Onde, porém, excele Andrade Muricy, como revelador de algo, a um tempo, realmente nacional, e, por conseguinte, tradicional, e realmente novo, é na língua que escreve. Brasileirismos? Brasileiríssimos brasileirismos, encontrará nela quem os procure.
Mas, onde o mal, senão para as correias de nervos de gramaticões e criticoides de quinta classe? A ordenação lógica da sua linguagem lembra, pelo contrário, a afirmação tão desconhecida do velho Silveira da Motta de que nós, brasileiros, somos a esta hora, os herdeiros mais zelosos do gênio da língua portuguesa, no que ela tem de caracteristicamente próprio, isto é, no que lhe é essencial.
Outra é, porém, a floração sobre o velho tronco, ou sobre o tronco que aqui reverdeceu, em terra mais rica. E é o que A Festa Inquieta tem de mais belo, de mais atraente: uma riqueza de linguagem, de cores, de tons, de nuances, de notas musicais e relações entre estas, que enche a vista, alegra o espírito, não como o espetáculo de uma floresta, à distância, mas como o de um bosque, de desenho nosso, de árvores nossas, formosas todas na sua multiplicidade, e entre as quais, sombra das suas ramagens é impossível passear a imaginação.
Esta língua, quando descreve por exemplo, a cena, a paisagem europeia, ainda mais impressiona, porque é aí que se revela a sua autonomia, a sua íntima segurança na relação com um espírito diferenciado do que ouve e do que vê.
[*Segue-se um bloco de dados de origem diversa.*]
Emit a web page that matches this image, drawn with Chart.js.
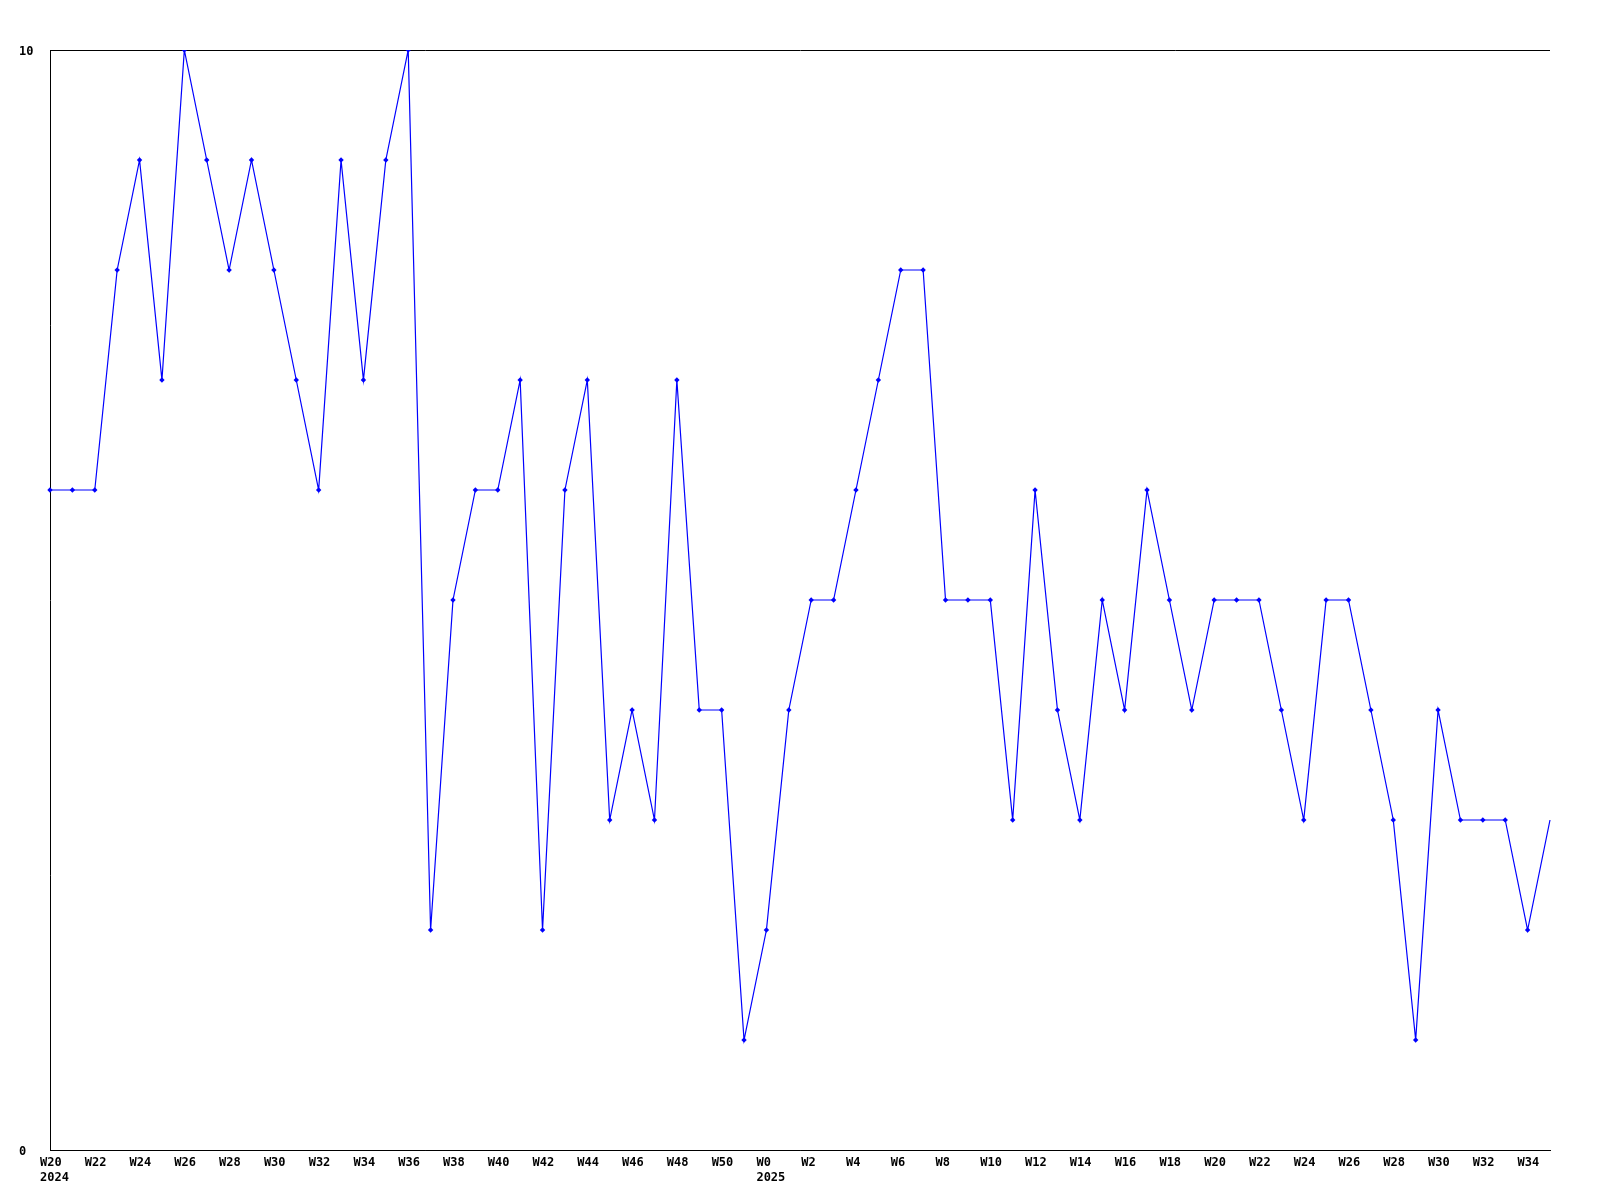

Não sou um crítico profissional e nada mais faço sempre do que assinalar as características morais na produção literária de meu país. Mas é o ponto de vista puramente literário que aqui distingo na A Festa Inquieta uma das afirmações morais mais delicadas e mais profundas da alma brasileira, a esta hora aflitiva mais bela, da sua vida.
Gazeta de Notícias, 30 de junho de 1926.